If desired, additional inner wheels, such as inner wheel 300, may be employed as depicted in FIG. 2. Such inner wheels as inner wheel 300 may be gimbaled as a mirror image of the previously described gimbals via for example transfer shaft 400 and transfer gears 401A and 401B, static shaft 500, all shown in FIG. 2.
FIGS. 22 and 23 show particular embodiments of passenger cars 200 and 201 supported by or suspended from carriages 7 and 25. It should be noted that in an alternative embodiment the passenger cars can be entrained together as for example roller coaster type seating, or the cars 200 and 201 may themselves be gimbaled within a frame suspended within carriages 7 and 25.

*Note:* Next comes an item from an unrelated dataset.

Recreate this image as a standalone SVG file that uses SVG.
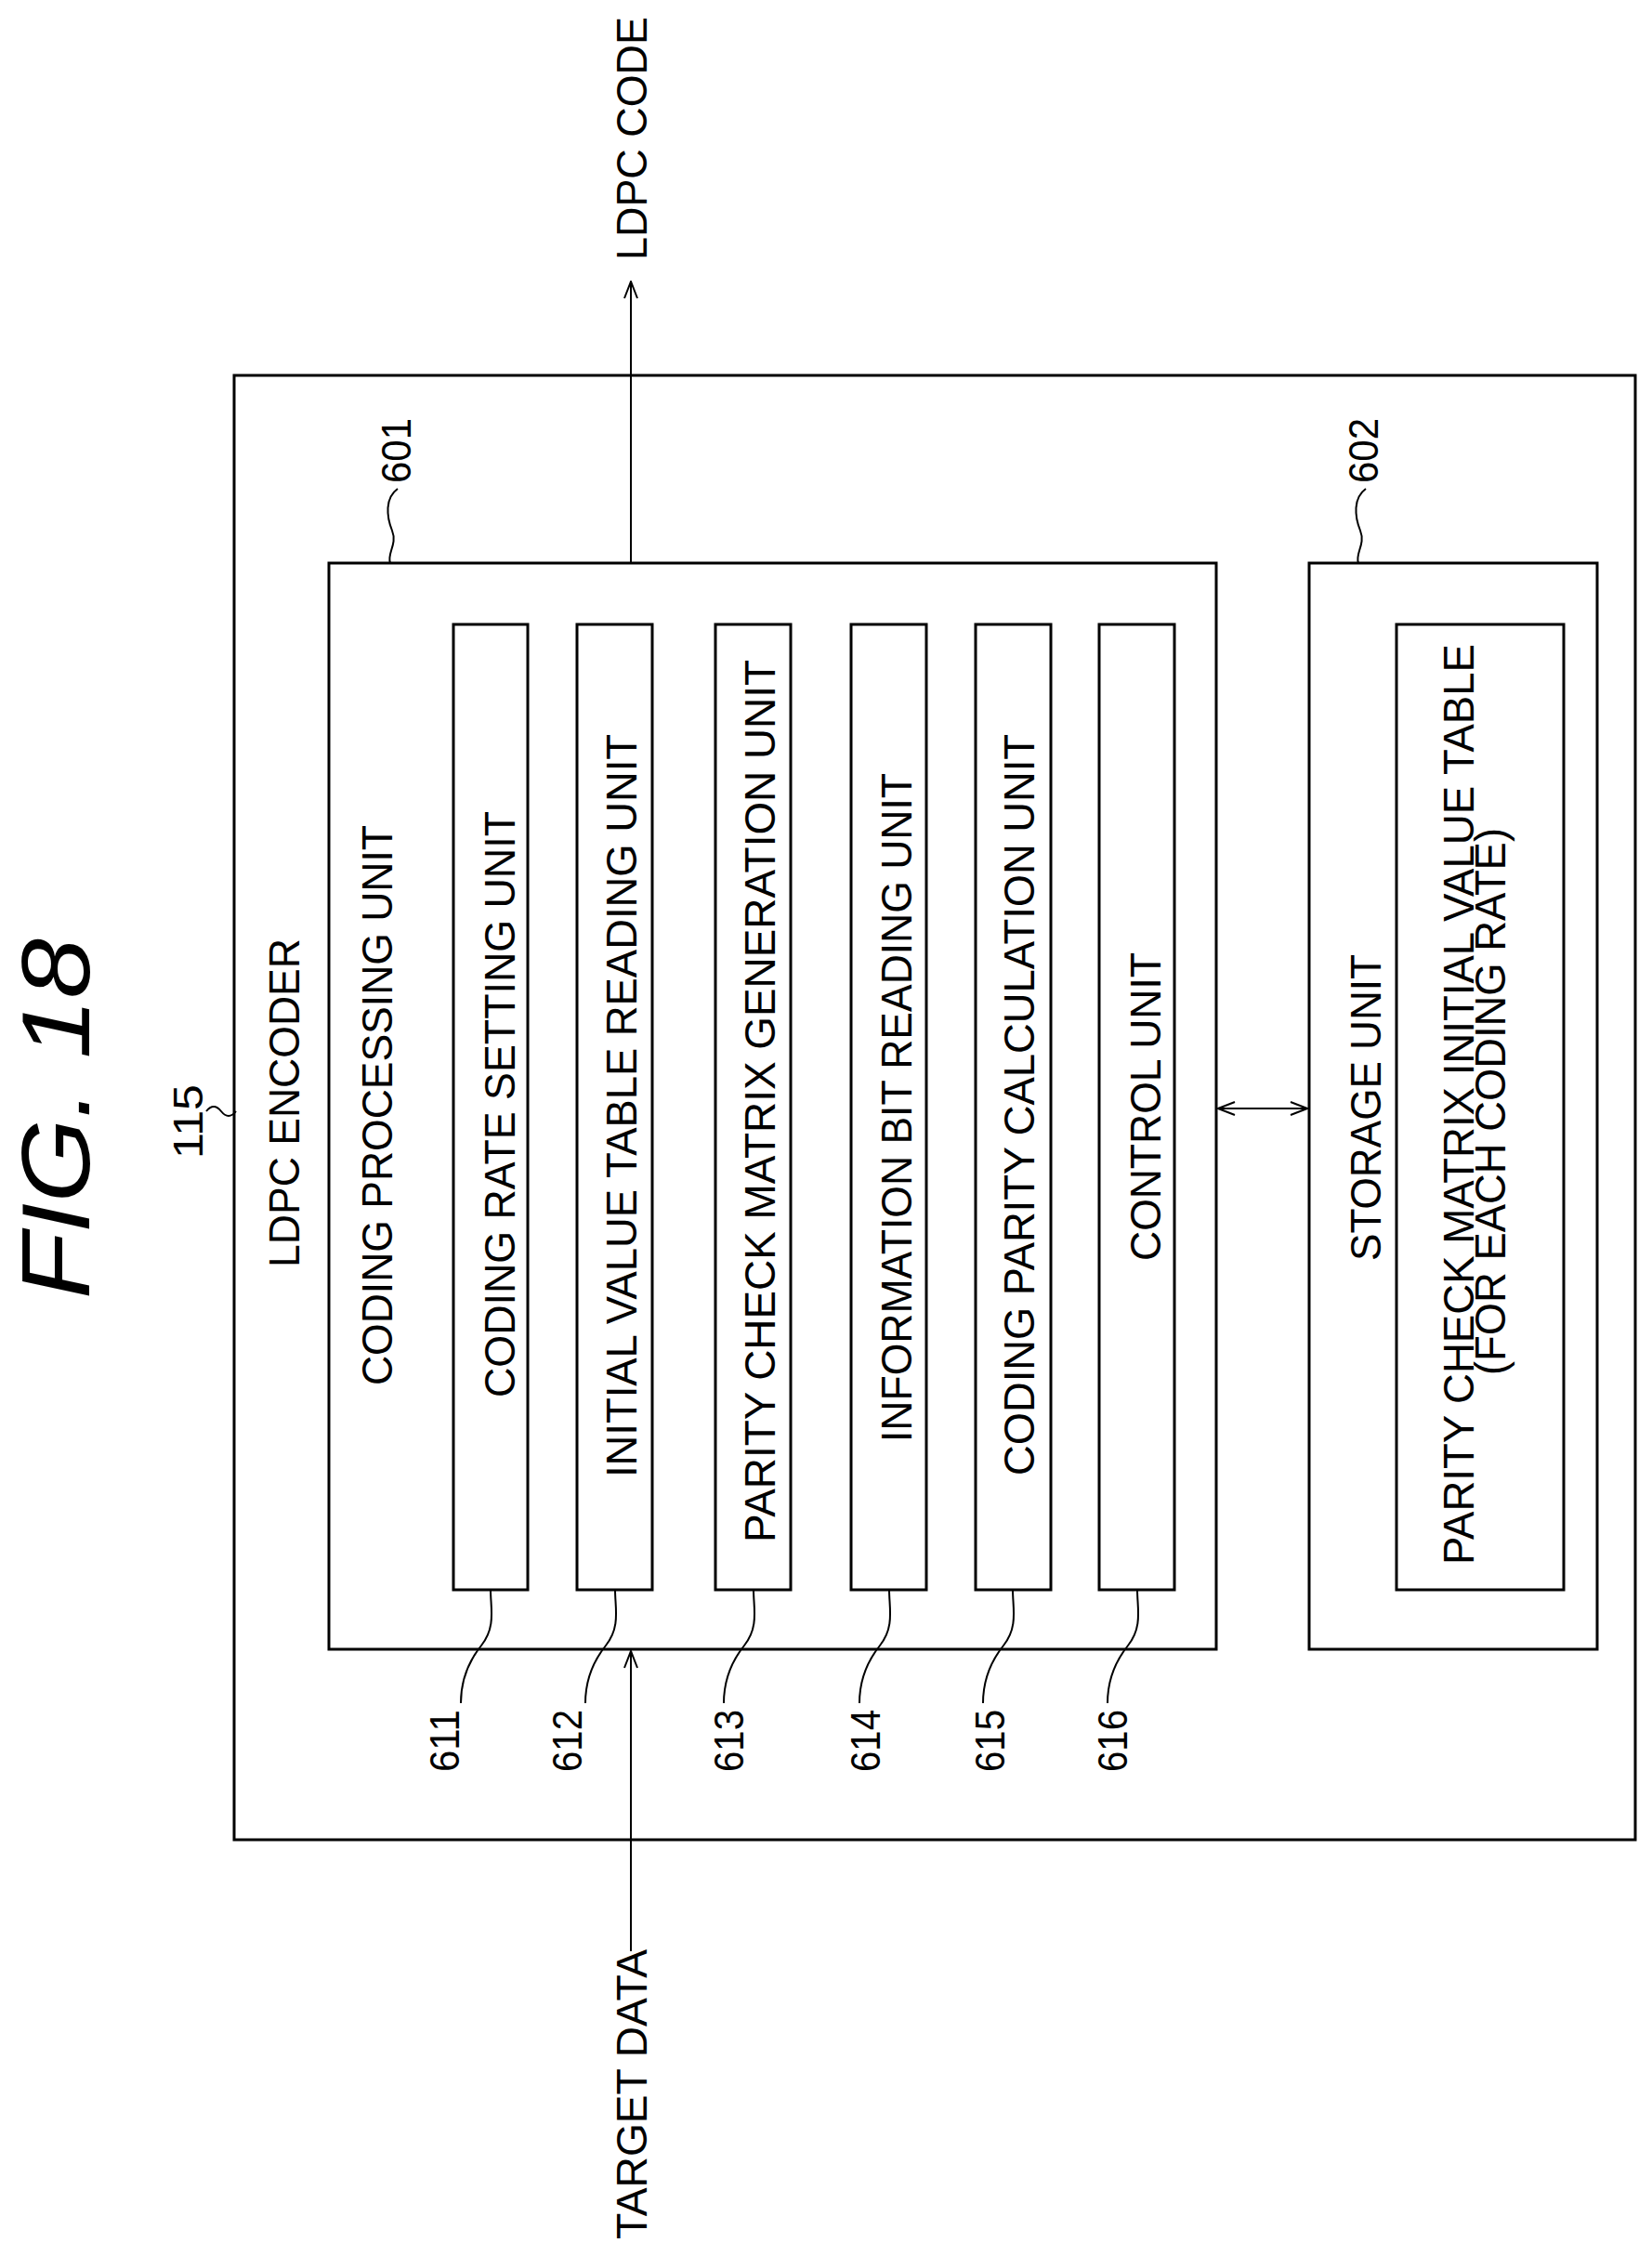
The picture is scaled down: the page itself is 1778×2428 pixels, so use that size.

Whereas the present invention has been described with respect to the specific embodiments illustrated, it will be understood that various changes and modifications will be suggested to one skilled in the art and it is intended to encompass such changes and modifications as fall within the scope of the invention. Not the least of those modifications are equivalent embodiments for achieving the power features of the present invention including but not limited to Servo mechanisms, hydraulic pump systems, pneumatic systems, etc. Shafts and gears may be in some cases ball bearings, rack and pinion etc. Additionally, the gear mechanism including but not limited to the static gear, the transfer gear, and the ring gears, may be assisted by chains or substitution may be achieved through belt and pulley mechanisms, hydraulic fluid components, pneumatic components, electronic components, and others all of which are within contemplation of the present invention. Furthermore it would be understood that the novel ride sensation provided by the novel amusement ride of the present invention may be simulated digitally and provided in the form of an interactive video game or other games simulating the path of travel of passengers enjoying the amusement ride of the present invention.